The kids don’t often talk about their parents, but when the topic comes up, I always try to follow the advice in the adoption books.  The authors always lecture readers about respecting their children’s first family. And, actually it’s not very hard for me to do this. Although I know a lot about their history, I don’t truly understand their feelings, personalities, and experiences. Because of this, I don’t have any anger towards them.

BE brought up her first parents this morning. She told me that she wanted to write them a letter. This is difficult because, although I’m not opposed to her finding them as an adult, I don’t think it would be wise to do it now. I’m thankful that up to this point she hasn’t asked me more questions about what happened to them. I know that I will have to address this when she gets older, but for now, I’m happy to put it off.

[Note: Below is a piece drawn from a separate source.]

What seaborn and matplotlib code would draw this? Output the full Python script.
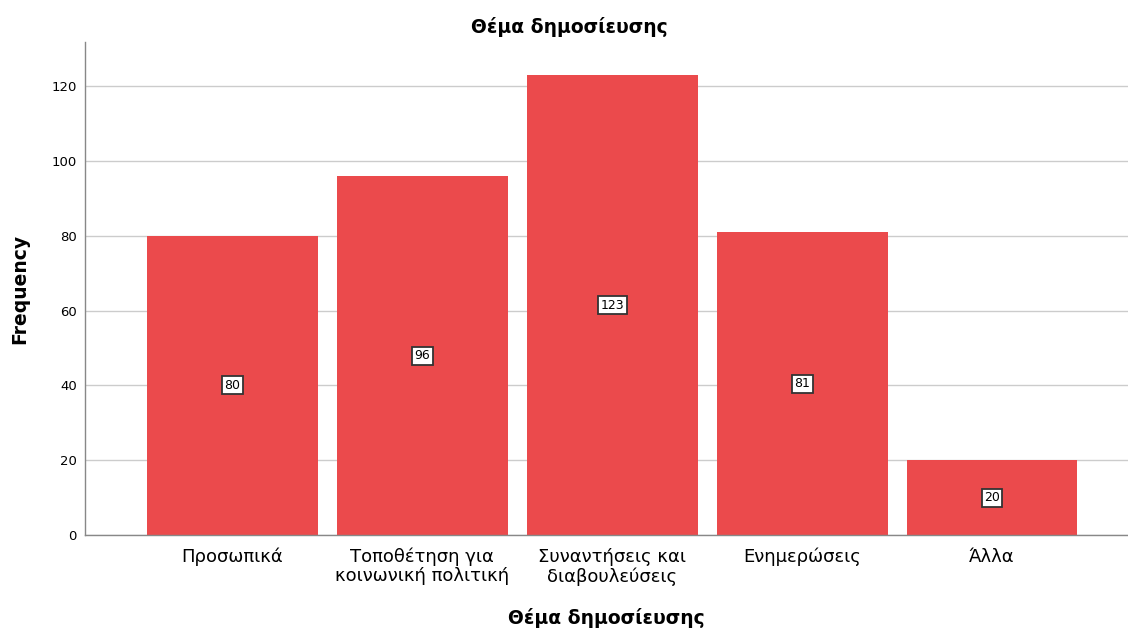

I was able to come up with a simple solution to her request. I suggested that she write them a letter that we can save until she’s an adult. If she wants to find her parents, she’ll be able to give it to them then. Fortunately for me, she was satisfied with that answer.


4 thoughts on “First family questions

  1. Writing a letter right now is a great idea! What a sweet thing that will be for her to have to give when she’s older.

    We’re waiting a while longer before doing “the search” with our boys, too. Just in case there’s rejection or something else that really young hearts might not be ready to process waiting for them at the other end. Hopefully there’s not, but we don’t know. We’re planning on making that a middle- or high-school thing.